Con Bardo se acaba la discusión: el cineasta que hace veinte años (veintitrés para ser exactos) abrió el siglo del cine latinoamericano con Amores Perros, que hizo que muchos estudiantes y creadores se jugaran la vida, ha salvado y refinado el pellejo, pretende conservarlo y hará lo posible por no sentirse muy mal en el intento.

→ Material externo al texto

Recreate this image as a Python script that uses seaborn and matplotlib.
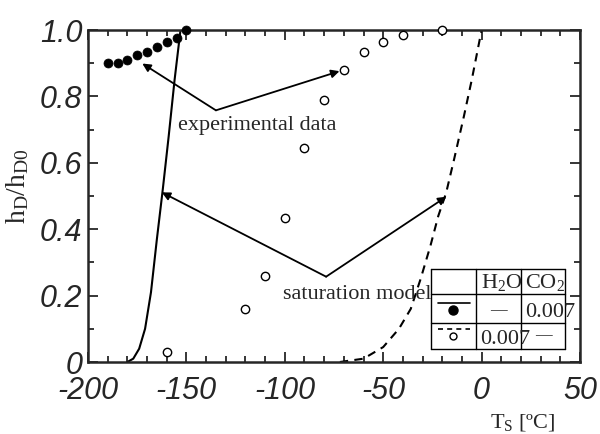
import matplotlib
matplotlib.use("Agg")
import matplotlib.pyplot as plt
import pandas as pd
import seaborn as sns
from matplotlib.ticker import MultipleLocator, FixedLocator, FixedFormatter
from matplotlib.lines import Line2D

# measured dimensionless heat of desublimation vs. surface temperature
t_co2 = [-190, -185, -180, -175, -170, -165, -160, -155, -150]
h_co2 = [0.90, 0.90, 0.91, 0.925, 0.935, 0.95, 0.965, 0.975, 1.0]
t_h2o = [-160, -120, -110, -100, -90, -80, -70, -60, -50, -40, -20]
h_h2o = [0.03, 0.16, 0.26, 0.435, 0.645, 0.79, 0.88, 0.935, 0.965, 0.985, 1.0]

# saturation model curves
t_model_co2 = [-180, -177, -174, -171, -168, -165, -162, -159, -156, -153]
h_model_co2 = [0.0, 0.01, 0.04, 0.10, 0.21, 0.37, 0.52, 0.68, 0.85, 1.0]
t_model_h2o = [-72, -60, -50, -42, -36, -31, -26, -22, -18, -14, -9, -5, 0]
h_model_h2o = [0.0, 0.01, 0.045, 0.10, 0.16, 0.25, 0.35, 0.44, 0.51, 0.61, 0.74, 0.85, 1.0]

x_ticks = [-200, -150, -100, -50, 0, 50]
x_tick_labels = ["-200", "-150", "-100", "-50", "0", "50"]
y_ticks = [0, 0.2, 0.4, 0.6, 0.8, 1.0]
y_tick_labels = ["0", "0.2", "0.4", "0.6", "0.8", "1.0"]

sns.set_style("ticks", {"xtick.direction": "in", "ytick.direction": "in"})
plt.rcParams["font.family"] = ["Liberation Serif", "DejaVu Serif"]
plt.rcParams["mathtext.fontset"] = "custom"
plt.rcParams["mathtext.rm"] = "Liberation Serif"
plt.rcParams["mathtext.it"] = "Liberation Serif:italic"

fig, ax = plt.subplots(figsize=(6.0, 4.34), dpi=100)
fig.subplots_adjust(left=88 / 600, right=580 / 600, bottom=1 - 362 / 434, top=1 - 30 / 434)

df_model_co2 = pd.DataFrame({"T": t_model_co2, "h": h_model_co2})
df_model_h2o = pd.DataFrame({"T": t_model_h2o, "h": h_model_h2o})
df_co2 = pd.DataFrame({"T": t_co2, "h": h_co2})
df_h2o = pd.DataFrame({"T": t_h2o, "h": h_h2o})

sns.lineplot(data=df_model_co2, x="T", y="h", ax=ax, color="black", lw=1.5,
             sort=False, estimator=None)
sns.lineplot(data=df_model_h2o, x="T", y="h", ax=ax, color="black", lw=1.5,
             sort=False, estimator=None, dashes=False, linestyle=(0, (4, 3)))
sns.scatterplot(data=df_co2, x="T", y="h", ax=ax, color="black", s=42,
                edgecolor="black", linewidth=0.5, clip_on=False, zorder=4)
sns.scatterplot(data=df_h2o, x="T", y="h", ax=ax, facecolor="white", s=36,
                edgecolor="black", linewidth=1.0, clip_on=False, zorder=4)

ax.set_xlim(-200, 50)
ax.set_ylim(0, 1)
ax.xaxis.set_major_locator(FixedLocator(x_ticks))
ax.xaxis.set_major_formatter(FixedFormatter(x_tick_labels))
ax.xaxis.set_minor_locator(MultipleLocator(10))
ax.yaxis.set_major_locator(FixedLocator(y_ticks))
ax.yaxis.set_major_formatter(FixedFormatter(y_tick_labels))
ax.yaxis.set_minor_locator(MultipleLocator(0.1))
ax.tick_params(which="both", direction="in", top=True, right=True, width=1.3)
ax.tick_params(which="major", length=7, labelsize=22)
ax.tick_params(axis="x", which="major", pad=10)
ax.tick_params(axis="y", which="major", pad=4)
ax.tick_params(which="minor", length=4)
for lab in ax.get_xticklabels() + ax.get_yticklabels():
    lab.set_fontfamily(["Liberation Sans", "DejaVu Sans"])
    lab.set_fontstyle("italic")
for sp in ax.spines.values():
    sp.set_linewidth(1.8)
    sp.set_visible(True)

ax.set_xlabel(r"T$_\mathrm{S}$ [ºC]", fontsize=16)
ax.xaxis.set_label_coords(0.884, -0.15)
ax.set_ylabel(r"$\mathrm{h_D/h_{D0}}$", fontsize=20, va="center")
ax.yaxis.set_label_coords(-0.143, 0.53)

# annotations
arrow = dict(arrowstyle="-|>", lw=1.3, color="black", mutation_scale=12,
             shrinkA=0, shrinkB=0)
ax.text(-114.2, 0.698, "experimental data", fontsize=16, ha="center", va="baseline")
for head in [(-172.4, 0.899), (-72.2, 0.876)]:
    ax.annotate("", xy=head, xytext=(-135.0, 0.758), arrowprops=arrow)
ax.text(-63.0, 0.191, "saturation model", fontsize=16, ha="center", va="baseline")
for head in [(-162.5, 0.511), (-17.9, 0.498)]:
    ax.annotate("", xy=head, xytext=(-79.0, 0.257), arrowprops=arrow)

# legend drawn as a small table
tr = ax.transAxes
xe = [0.6975, 0.789, 0.881, 0.969]
ye = [0.280, 0.2054, 0.1178, 0.0384]
for x in xe:
    ax.add_line(Line2D([x, x], [ye[0], ye[-1]], transform=tr, color="black", lw=1.0, zorder=5))
for y in ye:
    ax.add_line(Line2D([xe[0], xe[-1]], [y, y], transform=tr, color="black", lw=1.0, zorder=5))
kw = dict(transform=tr, va="baseline", zorder=6)
ax.text(0.798, 0.222, r"H$_2$O", ha="left", fontsize=16, **kw)
ax.text(0.888, 0.222, r"CO$_2$", ha="left", fontsize=16, **kw)
ax.text(0.835, 0.143, "—", ha="center", fontsize=12, **kw)
ax.text(0.888, 0.136, "0.007", ha="left", fontsize=16, **kw)
ax.text(0.796, 0.054, "0.007", ha="left", fontsize=16, **kw)
ax.text(0.925, 0.070, "—", ha="center", fontsize=12, **kw)
ax.add_line(Line2D([0.711, 0.776], [0.179, 0.179], transform=tr, color="black", lw=1.2, zorder=6))
ax.add_line(Line2D([0.742], [0.156], transform=tr, marker="o", ms=6.5, color="black", zorder=6))
ax.add_line(Line2D([0.711, 0.776], [0.0988, 0.0988], transform=tr, color="black", lw=1.2,
                   linestyle=(0, (3, 2.5)), zorder=6))
ax.add_line(Line2D([0.742], [0.0785], transform=tr, marker="o", ms=5, mfc="white",
                   mec="black", mew=1.0, zorder=6))

fig.savefig("out.png", dpi=100)
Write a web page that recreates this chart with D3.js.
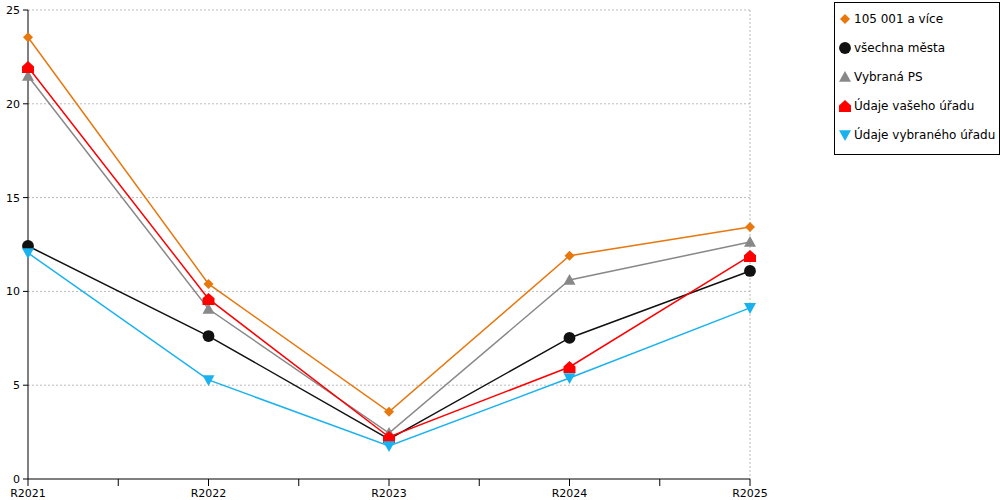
<!DOCTYPE html>
<html><head><meta charset="utf-8">
<script src="https://cdn.jsdelivr.net/npm/d3@7"></script>
<style>body{margin:0;background:#fff}text{font-family:"DejaVu Sans",Verdana,sans-serif}</style>
</head><body><svg id="c" width="1000" height="500"></svg>
<script>
const categories = ["R2021","R2022","R2023","R2024","R2025"];
const yTicks = [0,5,10,15,20,25];
const seriesNames = ["105 001 a více","všechna města","Vybraná PS","Údaje vašeho úřadu","Údaje vybraného úřadu"];
const seriesColors = ["#e8770e","#111111","#888888","#ff0000","#19b2ee"];
const seriesSymbols = ["diamond","circle","triangle","house","down"];
const orangeVals = [23.55,10.4,3.58,11.9,13.43];
const blackVals = [12.42,7.62,2.13,7.52,11.09];
const grayVals = [21.48,9.06,2.45,10.61,12.63];
const redVals = [21.96,9.6,2.24,5.97,11.89];
const blueVals = [12.05,5.28,1.76,5.38,9.12];
const allVals = [orangeVals,blackVals,grayVals,redVals,blueVals];

const svg = d3.select("#c");
const x = d3.scalePoint().domain(categories).range([28,750]);
const y = d3.scaleLinear().domain([0,25]).range([479,10]);

// grid
svg.selectAll(".g").data(yTicks.filter(d=>d>0)).join("line")
  .attr("x1",28).attr("x2",750).attr("y1",d=>y(d)).attr("y2",d=>y(d))
  .attr("stroke","#bbb").attr("stroke-dasharray","2,2");
svg.append("line").attr("x1",750).attr("x2",750).attr("y1",10).attr("y2",479)
  .attr("stroke","#bbb").attr("stroke-dasharray","2,2");

// axes
svg.append("line").attr("x1",28).attr("x2",28).attr("y1",10).attr("y2",479).attr("stroke","#000");
svg.append("line").attr("x1",28).attr("x2",750).attr("y1",479).attr("y2",479).attr("stroke","#000");
svg.selectAll(".yt").data(yTicks).join("line")
  .attr("x1",23).attr("x2",28).attr("y1",d=>y(d)).attr("y2",d=>y(d)).attr("stroke","#000");
svg.selectAll(".yl").data(yTicks).join("text")
  .attr("x",20).attr("y",d=>y(d)+4).attr("text-anchor","end").attr("font-size",11).text(d=>d);
const step = x.step();
const xt = [];
categories.forEach((c,i)=>{ xt.push(x(c)); if(i<categories.length-1) xt.push(x(c)+step/2); });
svg.selectAll(".xt").data(xt).join("line")
  .attr("x1",d=>d).attr("x2",d=>d).attr("y1",479).attr("y2",486).attr("stroke","#000");
svg.selectAll(".xl").data(categories).join("text")
  .attr("x",d=>x(d)).attr("y",497).attr("text-anchor","middle").attr("font-size",11).text(d=>d);

function symbolPath(type,s){
  if(type==="diamond") return `M0,${-s}L${s},0L0,${s}L${-s},0Z`;
  if(type==="circle") return d3.symbol(d3.symbolCircle,110)();
  if(type==="triangle") return `M0,${-s}L${s},${s*0.8}L${-s},${s*0.8}Z`;
  if(type==="down") return `M0,${s}L${s},${-s*0.8}L${-s},${-s*0.8}Z`;
  return `M0,${-s}L${s},${-s*0.1}L${s},${s}L${-s},${s}L${-s},${-s*0.1}Z`;
}
const line = d3.line().x((d,i)=>x(categories[i])).y(d=>y(d));
allVals.forEach((vals,k)=>{
  svg.append("path").attr("d",line(vals)).attr("fill","none")
    .attr("stroke",seriesColors[k]).attr("stroke-width",1.5);
  svg.selectAll(".m"+k).data(vals).join("path")
    .attr("transform",(d,i)=>`translate(${x(categories[i])},${y(d)})`)
    .attr("d",symbolPath(seriesSymbols[k],k===0?5:6)).attr("fill",seriesColors[k]);
});

// legend
svg.append("rect").attr("x",834.5).attr("y",2.5).attr("width",165).attr("height",152)
  .attr("fill","#fff").attr("stroke","#000");
seriesNames.forEach((n,k)=>{
  const ly = 19 + k*29;
  svg.append("path").attr("transform",`translate(845,${ly})`)
    .attr("d",symbolPath(seriesSymbols[k],k===0?5:6)).attr("fill",seriesColors[k]);
  svg.append("text").attr("x",854).attr("y",ly+4).attr("font-size",12).text(n);
});
</script></body></html>
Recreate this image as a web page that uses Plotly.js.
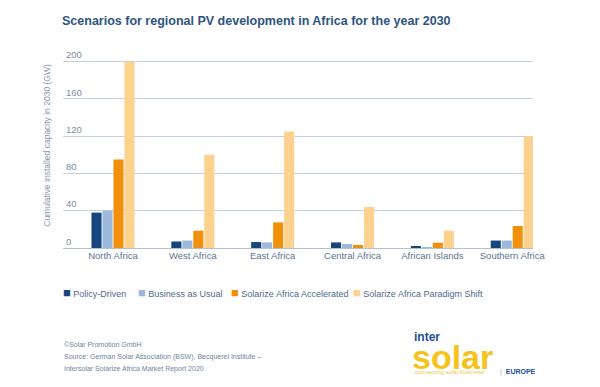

Sobran, en YouTube y otros hoteles de paso, las opiniones honestas que acusan a Bardo de aburrida y superficial, como si no se pudiese decir lo mismo de las cintas anteriores de Iñárritu. Para este punto, y afortunadamente, la obra del cineasta superó hace rato el carácter de primicia, se trata más bien de un territorio imaginado al que uno va o del que uno se retira por cuenta propia, como corresponde.
Pero algo, entre esas opiniones, se mantiene. Se dice que la escena en el baño, en la que el protagonista tiene un encuentro, de nuevo, otra vez, onírico con su padre, es la mejor. Esto porque se siente sincera y en ella se escuchan verdades.
Por verdades, asumo, se refieren a líneas de diálogo como ésta: Caminar, comer, ir al baño, todo se vuelve un problema. Y nunca nadie nos habla de eso.
A ver. ¿Quiénes son los oníricos ahora?
Eso de que la vida, como esta columna, se va volando y se va complicando, se dice y se repite y se vuelve a decir todos los días, en cualquier sitio, no hace falta ir al cine para tenerle miedo a la vejez.
Y esto: si algo folklórico y derrochador tiene Bardo, es la canción de Bowie.
Y lo mejor: la versión a capella de Mi niña, de José José, el Príncipe de la Canción. Príncipe quiere decir príncipe y canción quiere decir canción.